>> BEGIN Entries
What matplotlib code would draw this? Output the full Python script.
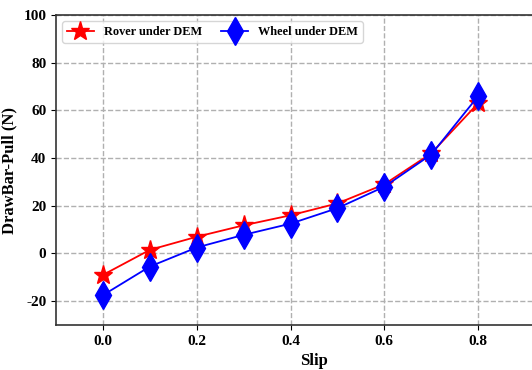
import matplotlib
matplotlib.use("Agg")
import matplotlib.pyplot as plt

plt.rcParams['font.family'] = ['Liberation Serif', 'DejaVu Serif']
plt.rcParams['font.weight'] = 'bold'

slip = [0.0, 0.1, 0.2, 0.3, 0.4, 0.5, 0.6, 0.7, 0.8]
rover = [-9, 1.5, 7, 11.8, 16, 21, 29, 42, 63]
wheel = [-17.5, -5.5, 2.5, 7.8, 12.5, 19, 28, 41.5, 66]
xticks = [0.0, 0.2, 0.4, 0.6, 0.8]
yticks = [-20, 0, 20, 40, 60, 80, 100]

fig = plt.figure(figsize=(5.32, 3.70), dpi=100)
ax = fig.add_axes([56/532, 45/370, 516/532, 310/370])

ax.plot(slip, rover, color='red', marker='*', markersize=14, linewidth=1.3, label='Rover under DEM')
ax.plot(slip, wheel, color='blue', marker='d', markersize=14, linewidth=1.3, label='Wheel under DEM')

ax.set_xlim(-0.1, 1.0)
ax.set_ylim(-30, 100)
ax.set_xticks(xticks)
ax.set_yticks(yticks)
ax.set_xticklabels([f"{t:.1f}" for t in xticks], fontweight='bold', fontsize=11)
ax.set_yticklabels([str(t) for t in yticks], fontweight='bold', fontsize=11)
ax.set_xlabel('Slip', fontweight='bold', fontsize=12)
ax.set_ylabel('DrawBar-Pull (N)', fontweight='bold', fontsize=12)
ax.grid(True, linestyle='--', color='#b0b0b0', linewidth=1)
for s in ax.spines.values():
    s.set_linewidth(1.2)
    s.set_color('#333333')

leg = ax.legend(loc='upper left', ncol=2, prop={'weight': 'bold', 'size': 8.8}, columnspacing=1.6,
                handlelength=2.2, fancybox=True, framealpha=0.8, borderpad=0.4)

fig.savefig('out.png', dpi=100)
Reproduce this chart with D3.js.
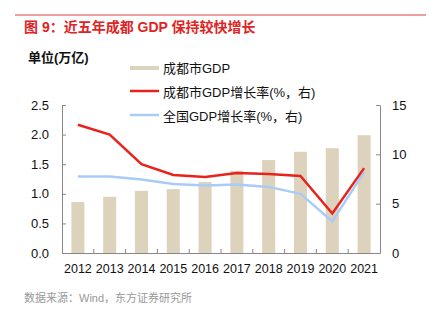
<!DOCTYPE html>
<html><head><meta charset="utf-8">
<script src="https://cdn.jsdelivr.net/npm/d3@7/dist/d3.min.js"></script>
<style>body{margin:0;background:#fff;}svg{display:block;font-family:"Liberation Sans","Noto Sans CJK SC",sans-serif;}</style>
</head><body><svg id="c" width="436" height="332"></svg>
<script>
const years = ["2012","2013","2014","2015","2016","2017","2018","2019","2020","2021"];
const cdGDP = [0.86, 0.95, 1.05, 1.08, 1.20, 1.39, 1.57, 1.71, 1.77, 1.99];
const cdGrowth = [13.0, 12.0, 9.0, 7.9, 7.7, 8.1, 8.0, 7.8, 4.0, 8.6];
const cnGrowth = [7.75, 7.75, 7.45, 7.0, 6.85, 6.95, 6.7, 6.0, 3.2, 8.2];
const leftTicks = [0, 0.5, 1.0, 1.5, 2.0, 2.5];
const rightTicks = [0, 5, 10, 15];
const legendLabels = ["成都市GDP", "成都市GDP增长率(%，右)", "全国GDP增长率(%，右)"];

const svg = d3.select("#c");
const L = 62, R = 380, T = 105, B = 253;
const cBar = "#ddd3bd", cRed = "#e8231c", cBlue = "#a9cbf8", cAxis = "#888";

svg.append("line").attr("x1",15).attr("x2",426).attr("y1",15).attr("y2",15).attr("stroke","#e03a3a").attr("stroke-width",1);
svg.append("text").attr("x",24).attr("y",32).attr("fill","#e02424").attr("font-size",14).attr("font-weight","bold")
  .text("图 9：近五年成都 GDP 保持较快增长");
svg.append("text").attr("x",28).attr("y",62).attr("fill","#111").attr("font-size",13).attr("font-weight","bold").text("单位(万亿)");

const x = d3.scaleBand().domain(years).range([L,R]).paddingInner(0.59).paddingOuter(0.295);
const xb = d3.scaleBand().domain(years).range([L,R]);
const yL = d3.scaleLinear().domain([0,2.5]).range([B,T]);
const yR = d3.scaleLinear().domain([0,15]).range([B,T]);

svg.append("g").selectAll("rect").data(years).join("rect")
  .attr("x",d=>x(d)).attr("width",x.bandwidth())
  .attr("y",(d,i)=>yL(cdGDP[i])).attr("height",(d,i)=>B-yL(cdGDP[i])).attr("fill",cBar);

const line = d3.line().x((d,i)=>xb(years[i])+xb.bandwidth()/2).y(d=>yR(d));
svg.append("path").attr("d",line(cnGrowth)).attr("fill","none").attr("stroke",cBlue).attr("stroke-width",2.5);
svg.append("path").attr("d",line(cdGrowth)).attr("fill","none").attr("stroke",cRed).attr("stroke-width",2.5);

// axes
const gL = svg.append("g").attr("transform",`translate(${L},0)`)
  .call(d3.axisLeft(yL).tickValues(leftTicks).tickFormat(d3.format(".1f")).tickSizeInner(-4).tickSizeOuter(0).tickPadding(13));
const gR = svg.append("g").attr("transform",`translate(${R},0)`)
  .call(d3.axisRight(yR).tickValues(rightTicks).tickSizeInner(-4).tickSizeOuter(0).tickPadding(12));
const gX = svg.append("g").attr("transform",`translate(0,${B})`)
  .call(d3.axisBottom(xb).tickSize(0).tickPadding(11));
// inner ticks at band boundaries
svg.append("g").selectAll("line").data(years.slice(1)).join("line")
  .attr("x1",d=>xb(d)).attr("x2",d=>xb(d)).attr("y1",B).attr("y2",B-4).attr("stroke",cAxis);
[gL,gR,gX].forEach(g=>{
  g.selectAll(".domain").attr("stroke",cAxis);
  g.selectAll(".tick line").attr("stroke",cAxis);
  g.selectAll("text").attr("font-size",13).attr("fill","#111").attr("font-family","Liberation Sans, sans-serif");
});
gX.selectAll("text").attr("font-size",12.5);

// legend
const lg = svg.append("g");
lg.append("rect").attr("x",130).attr("y",66).attr("width",29).attr("height",4).attr("fill",cBar);
lg.append("line").attr("x1",130).attr("x2",159).attr("y1",91).attr("y2",91).attr("stroke",cRed).attr("stroke-width",2.5);
lg.append("line").attr("x1",130).attr("x2",159).attr("y1",115).attr("y2",115).attr("stroke",cBlue).attr("stroke-width",2.5);
legendLabels.forEach((t,i)=>{
  lg.append("text").attr("x",163).attr("y",68+i*24).attr("dy","0.35em").attr("font-size",13).attr("fill","#111").text(t);
});

svg.append("text").attr("x",24).attr("y",302).attr("fill","#999").attr("font-size",11).text("数据来源：Wind，东方证券研究所");
</script></body></html>
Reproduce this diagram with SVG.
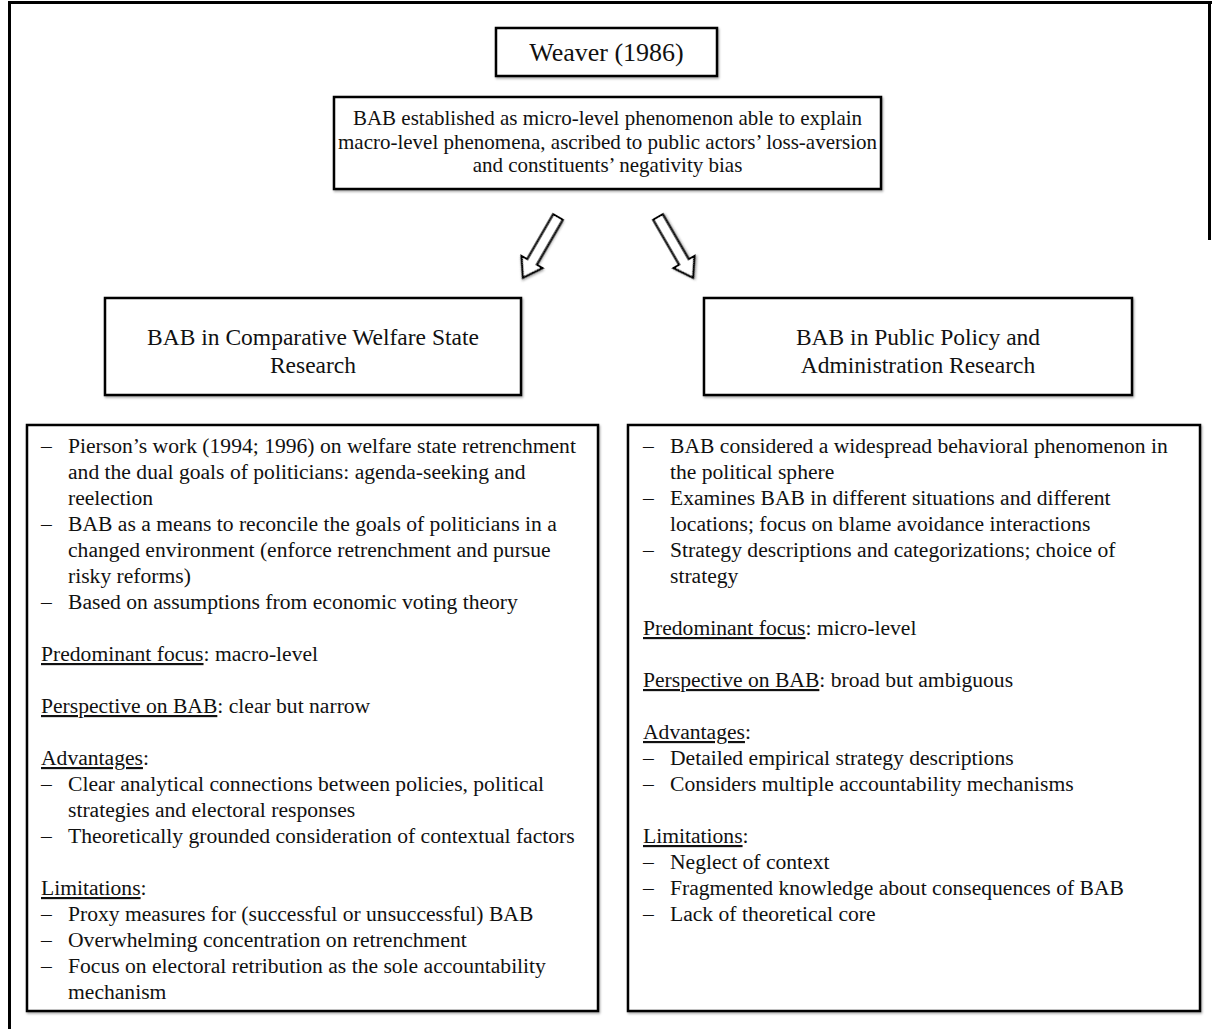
<svg xmlns="http://www.w3.org/2000/svg" width="1212" height="1029" viewBox="0 0 1212 1029">
<style>
  text { font-family: "Liberation Serif", "Times New Roman", serif; fill: #111; }
  .box { fill: #fff; stroke: #000; stroke-width: 2.5; }
  .frame { fill: none; stroke: #000; stroke-width: 3; }
  .title { font-size: 26px; text-anchor: middle; }
  .sub { font-size: 21px; text-anchor: middle; }
  .head { font-size: 23.5px; text-anchor: middle; }
  .body { font-size: 21.6px; }
  .u { text-decoration: underline; }
  .arrow { fill: #fff; stroke: #000; stroke-width: 2.2; stroke-linejoin: miter; }
</style>
<defs>
  <filter id="sh" x="-20%" y="-20%" width="140%" height="140%">
    <feDropShadow dx="1" dy="1.5" stdDeviation="1" flood-color="#000" flood-opacity="0.35"/>
  </filter>
  <path id="blockArrow" d="M-5.5,0 L5.5,0 L5.5,52 L12,52 L0,70 L-12,52 L-5.5,52 Z"/>
</defs>
<rect width="1212" height="1029" fill="#fff"/>

<g id="frame">
  <line class="frame" x1="8" y1="2.5" x2="1212" y2="2.5"/>
  <line class="frame" x1="9.5" y1="1" x2="9.5" y2="1029"/>
  <line class="frame" x1="1209.5" y1="1" x2="1209.5" y2="240"/>
</g>

<g id="weaver">
  <rect class="box" x="496" y="28" width="221" height="48" filter="url(#sh)"/>
  <text class="title" x="606.5" y="61">Weaver (1986)</text>
</g>

<g id="bab-established">
  <rect class="box" x="334" y="97" width="547" height="92" filter="url(#sh)"/>
  <text class="sub" x="607.5" y="125">BAB established as micro-level phenomenon able to explain</text>
  <text class="sub" x="607.5" y="148.5">macro-level phenomena, ascribed to public actors’ loss-aversion</text>
  <text class="sub" x="607.5" y="172">and constituents’ negativity bias</text>
</g>

<g id="connectors">
  <use href="#blockArrow" class="arrow" transform="translate(558,217) rotate(30)" filter="url(#sh)"/>
  <use href="#blockArrow" class="arrow" transform="translate(658,217) rotate(-30)" filter="url(#sh)"/>
</g>

<g id="header-welfare">
  <rect class="box" x="105" y="298" width="416" height="97" filter="url(#sh)"/>
  <text class="head" x="313" y="345">BAB in Comparative Welfare State</text>
  <text class="head" x="313" y="373">Research</text>
</g>

<g id="header-policy">
  <rect class="box" x="704" y="298" width="428" height="97" filter="url(#sh)"/>
  <text class="head" x="918" y="345">BAB in Public Policy and</text>
  <text class="head" x="918" y="373">Administration Research</text>
</g>

<g id="content-welfare">
  <rect class="box" x="27" y="425" width="571" height="586" filter="url(#sh)"/>
  <g class="body">
    <text x="41" y="453">–</text><text x="68" y="453">Pierson’s work (1994; 1996) on welfare state retrenchment</text>
    <text x="68" y="479">and the dual goals of politicians: agenda-seeking and</text>
    <text x="68" y="505">reelection</text>
    <text x="41" y="531">–</text><text x="68" y="531">BAB as a means to reconcile the goals of politicians in a</text>
    <text x="68" y="557">changed environment (enforce retrenchment and pursue</text>
    <text x="68" y="583">risky reforms)</text>
    <text x="41" y="609">–</text><text x="68" y="609">Based on assumptions from economic voting theory</text>
    <text x="41" y="661"><tspan class="u">Predominant focus</tspan>: macro-level</text>
    <text x="41" y="713"><tspan class="u">Perspective on BAB</tspan>: clear but narrow</text>
    <text x="41" y="765"><tspan class="u">Advantages</tspan>:</text>
    <text x="41" y="791">–</text><text x="68" y="791">Clear analytical connections between policies, political</text>
    <text x="68" y="817">strategies and electoral responses</text>
    <text x="41" y="843">–</text><text x="68" y="843">Theoretically grounded consideration of contextual factors</text>
    <text x="41" y="895"><tspan class="u">Limitations</tspan>:</text>
    <text x="41" y="921">–</text><text x="68" y="921">Proxy measures for (successful or unsuccessful) BAB</text>
    <text x="41" y="947">–</text><text x="68" y="947">Overwhelming concentration on retrenchment</text>
    <text x="41" y="973">–</text><text x="68" y="973">Focus on electoral retribution as the sole accountability</text>
    <text x="68" y="999">mechanism</text>
  </g>
</g>

<g id="content-policy">
  <rect class="box" x="628" y="425" width="572" height="586" filter="url(#sh)"/>
  <g class="body">
    <text x="643" y="453">–</text><text x="670" y="453">BAB considered a widespread behavioral phenomenon in</text>
    <text x="670" y="479">the political sphere</text>
    <text x="643" y="505">–</text><text x="670" y="505">Examines BAB in different situations and different</text>
    <text x="670" y="531">locations; focus on blame avoidance interactions</text>
    <text x="643" y="557">–</text><text x="670" y="557">Strategy descriptions and categorizations; choice of</text>
    <text x="670" y="583">strategy</text>
    <text x="643" y="635"><tspan class="u">Predominant focus</tspan>: micro-level</text>
    <text x="643" y="687"><tspan class="u">Perspective on BAB</tspan>: broad but ambiguous</text>
    <text x="643" y="739"><tspan class="u">Advantages</tspan>:</text>
    <text x="643" y="765">–</text><text x="670" y="765">Detailed empirical strategy descriptions</text>
    <text x="643" y="791">–</text><text x="670" y="791">Considers multiple accountability mechanisms</text>
    <text x="643" y="843"><tspan class="u">Limitations</tspan>:</text>
    <text x="643" y="869">–</text><text x="670" y="869">Neglect of context</text>
    <text x="643" y="895">–</text><text x="670" y="895">Fragmented knowledge about consequences of BAB</text>
    <text x="643" y="921">–</text><text x="670" y="921">Lack of theoretical core</text>
  </g>
</g>
</svg>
>> END Entries
* [Required work]:
Reproduce, word for word, every line from the start of the records down to and including the line with "label='Wheel under DEM')"; skip the pictures.

* [Answer in full]:
What matplotlib code would draw this? Output the full Python script.
import matplotlib
matplotlib.use("Agg")
import matplotlib.pyplot as plt

plt.rcParams['font.family'] = ['Liberation Serif', 'DejaVu Serif']
plt.rcParams['font.weight'] = 'bold'

slip = [0.0, 0.1, 0.2, 0.3, 0.4, 0.5, 0.6, 0.7, 0.8]
rover = [-9, 1.5, 7, 11.8, 16, 21, 29, 42, 63]
wheel = [-17.5, -5.5, 2.5, 7.8, 12.5, 19, 28, 41.5, 66]
xticks = [0.0, 0.2, 0.4, 0.6, 0.8]
yticks = [-20, 0, 20, 40, 60, 80, 100]

fig = plt.figure(figsize=(5.32, 3.70), dpi=100)
ax = fig.add_axes([56/532, 45/370, 516/532, 310/370])

ax.plot(slip, rover, color='red', marker='*', markersize=14, linewidth=1.3, label='Rover under DEM')
ax.plot(slip, wheel, color='blue', marker='d', markersize=14, linewidth=1.3, label='Wheel under DEM')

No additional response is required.